### Challenge:
Every line containing the word "image" needs to be found and copied.

### Extracted data:
########
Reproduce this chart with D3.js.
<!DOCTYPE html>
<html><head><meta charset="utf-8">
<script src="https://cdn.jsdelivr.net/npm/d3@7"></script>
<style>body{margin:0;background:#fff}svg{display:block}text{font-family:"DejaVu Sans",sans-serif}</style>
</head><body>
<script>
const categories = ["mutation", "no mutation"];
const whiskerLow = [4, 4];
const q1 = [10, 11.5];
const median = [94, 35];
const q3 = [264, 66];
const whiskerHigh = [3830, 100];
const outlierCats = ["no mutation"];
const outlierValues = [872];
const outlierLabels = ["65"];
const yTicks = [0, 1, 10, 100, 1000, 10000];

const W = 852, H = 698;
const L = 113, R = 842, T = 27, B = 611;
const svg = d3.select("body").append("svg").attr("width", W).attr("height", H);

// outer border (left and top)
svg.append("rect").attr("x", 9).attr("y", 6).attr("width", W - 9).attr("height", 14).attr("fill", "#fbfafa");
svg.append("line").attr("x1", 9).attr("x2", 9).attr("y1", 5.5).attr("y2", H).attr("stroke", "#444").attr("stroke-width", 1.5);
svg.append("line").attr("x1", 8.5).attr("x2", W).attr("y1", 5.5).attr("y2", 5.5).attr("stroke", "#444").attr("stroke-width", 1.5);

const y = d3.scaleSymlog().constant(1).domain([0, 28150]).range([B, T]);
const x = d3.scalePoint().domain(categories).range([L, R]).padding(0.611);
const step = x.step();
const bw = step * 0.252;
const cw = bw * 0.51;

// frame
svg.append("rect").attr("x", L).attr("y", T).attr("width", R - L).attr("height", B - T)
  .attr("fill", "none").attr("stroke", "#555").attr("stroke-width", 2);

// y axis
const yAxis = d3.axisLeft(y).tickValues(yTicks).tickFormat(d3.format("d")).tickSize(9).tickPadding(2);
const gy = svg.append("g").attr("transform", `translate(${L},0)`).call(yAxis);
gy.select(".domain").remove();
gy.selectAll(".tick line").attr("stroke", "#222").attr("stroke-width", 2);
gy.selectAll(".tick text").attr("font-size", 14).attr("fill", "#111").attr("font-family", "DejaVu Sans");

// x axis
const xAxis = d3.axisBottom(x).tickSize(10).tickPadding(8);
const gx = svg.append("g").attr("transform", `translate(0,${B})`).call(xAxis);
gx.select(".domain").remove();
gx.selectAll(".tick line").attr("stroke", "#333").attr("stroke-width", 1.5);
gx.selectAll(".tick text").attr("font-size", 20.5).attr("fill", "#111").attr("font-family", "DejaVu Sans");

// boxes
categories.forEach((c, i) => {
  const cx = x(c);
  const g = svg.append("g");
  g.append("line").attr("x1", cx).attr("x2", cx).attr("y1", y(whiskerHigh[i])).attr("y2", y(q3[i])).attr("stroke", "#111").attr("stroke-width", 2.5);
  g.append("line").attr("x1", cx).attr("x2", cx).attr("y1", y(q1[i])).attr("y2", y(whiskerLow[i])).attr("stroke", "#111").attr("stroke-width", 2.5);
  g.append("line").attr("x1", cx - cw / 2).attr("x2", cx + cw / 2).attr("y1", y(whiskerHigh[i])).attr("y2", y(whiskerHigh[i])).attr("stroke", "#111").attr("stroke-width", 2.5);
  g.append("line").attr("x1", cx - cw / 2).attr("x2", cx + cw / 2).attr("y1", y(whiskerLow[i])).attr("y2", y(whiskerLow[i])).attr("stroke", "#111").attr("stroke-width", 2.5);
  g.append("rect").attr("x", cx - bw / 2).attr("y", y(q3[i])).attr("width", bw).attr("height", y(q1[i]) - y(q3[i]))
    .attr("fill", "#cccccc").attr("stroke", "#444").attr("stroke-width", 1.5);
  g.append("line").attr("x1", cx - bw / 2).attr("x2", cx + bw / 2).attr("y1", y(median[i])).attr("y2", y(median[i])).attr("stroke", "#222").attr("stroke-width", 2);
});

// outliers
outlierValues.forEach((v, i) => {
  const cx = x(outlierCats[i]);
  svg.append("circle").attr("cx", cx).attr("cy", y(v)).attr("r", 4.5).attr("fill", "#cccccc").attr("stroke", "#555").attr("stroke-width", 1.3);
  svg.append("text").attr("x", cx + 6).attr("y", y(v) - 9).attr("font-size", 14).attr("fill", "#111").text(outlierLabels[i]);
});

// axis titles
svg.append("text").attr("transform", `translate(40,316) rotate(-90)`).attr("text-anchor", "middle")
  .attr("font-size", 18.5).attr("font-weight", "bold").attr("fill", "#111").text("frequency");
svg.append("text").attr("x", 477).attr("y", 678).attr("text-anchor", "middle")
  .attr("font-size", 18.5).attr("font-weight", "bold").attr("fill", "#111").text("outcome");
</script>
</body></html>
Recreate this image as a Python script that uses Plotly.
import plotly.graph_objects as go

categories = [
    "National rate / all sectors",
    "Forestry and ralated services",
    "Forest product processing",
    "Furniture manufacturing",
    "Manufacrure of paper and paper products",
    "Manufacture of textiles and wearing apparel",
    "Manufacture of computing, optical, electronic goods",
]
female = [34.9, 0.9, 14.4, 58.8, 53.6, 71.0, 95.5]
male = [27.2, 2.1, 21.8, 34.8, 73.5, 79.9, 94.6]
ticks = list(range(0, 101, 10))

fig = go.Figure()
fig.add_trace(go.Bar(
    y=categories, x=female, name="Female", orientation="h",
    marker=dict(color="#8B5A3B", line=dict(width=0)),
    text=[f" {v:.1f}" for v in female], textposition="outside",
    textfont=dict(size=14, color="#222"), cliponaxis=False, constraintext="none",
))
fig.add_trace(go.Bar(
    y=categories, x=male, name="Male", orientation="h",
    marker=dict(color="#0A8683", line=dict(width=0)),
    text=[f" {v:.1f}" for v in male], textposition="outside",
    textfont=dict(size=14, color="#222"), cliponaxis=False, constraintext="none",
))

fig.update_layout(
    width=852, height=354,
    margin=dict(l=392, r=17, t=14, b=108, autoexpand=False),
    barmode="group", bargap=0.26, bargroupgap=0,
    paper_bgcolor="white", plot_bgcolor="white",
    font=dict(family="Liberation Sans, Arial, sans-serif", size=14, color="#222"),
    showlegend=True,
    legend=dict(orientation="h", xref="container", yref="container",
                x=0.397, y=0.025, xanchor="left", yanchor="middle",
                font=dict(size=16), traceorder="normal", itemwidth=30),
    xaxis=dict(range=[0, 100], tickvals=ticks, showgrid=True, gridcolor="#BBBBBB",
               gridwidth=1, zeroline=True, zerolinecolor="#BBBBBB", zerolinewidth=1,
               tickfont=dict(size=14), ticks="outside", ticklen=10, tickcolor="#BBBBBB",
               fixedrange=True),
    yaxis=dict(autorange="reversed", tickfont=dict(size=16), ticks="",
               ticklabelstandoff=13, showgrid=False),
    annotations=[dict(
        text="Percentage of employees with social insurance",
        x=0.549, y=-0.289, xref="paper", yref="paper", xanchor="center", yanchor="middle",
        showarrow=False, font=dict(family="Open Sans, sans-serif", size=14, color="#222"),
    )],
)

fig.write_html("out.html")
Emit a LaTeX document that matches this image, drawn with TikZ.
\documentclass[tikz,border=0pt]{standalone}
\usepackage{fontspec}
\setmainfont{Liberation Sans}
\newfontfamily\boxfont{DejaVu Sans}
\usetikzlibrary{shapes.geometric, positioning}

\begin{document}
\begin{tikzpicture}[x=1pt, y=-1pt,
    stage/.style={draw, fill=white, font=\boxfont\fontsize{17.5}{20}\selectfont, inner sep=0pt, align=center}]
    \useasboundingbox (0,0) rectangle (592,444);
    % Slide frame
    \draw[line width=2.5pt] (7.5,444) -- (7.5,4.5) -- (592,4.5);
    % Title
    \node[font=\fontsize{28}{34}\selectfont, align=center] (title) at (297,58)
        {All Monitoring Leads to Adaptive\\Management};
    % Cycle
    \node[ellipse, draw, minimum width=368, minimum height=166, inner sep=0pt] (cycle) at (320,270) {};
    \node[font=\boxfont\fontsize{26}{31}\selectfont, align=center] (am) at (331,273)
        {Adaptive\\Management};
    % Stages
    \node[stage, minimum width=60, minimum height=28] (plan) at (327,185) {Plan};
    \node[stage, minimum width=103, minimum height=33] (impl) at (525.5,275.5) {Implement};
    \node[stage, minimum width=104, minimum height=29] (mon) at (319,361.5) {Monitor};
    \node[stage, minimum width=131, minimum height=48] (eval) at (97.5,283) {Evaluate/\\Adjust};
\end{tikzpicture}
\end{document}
########
### Full output:
Recreate this image as a Python script that uses Plotly.
Emit a LaTeX document that matches this image, drawn with TikZ.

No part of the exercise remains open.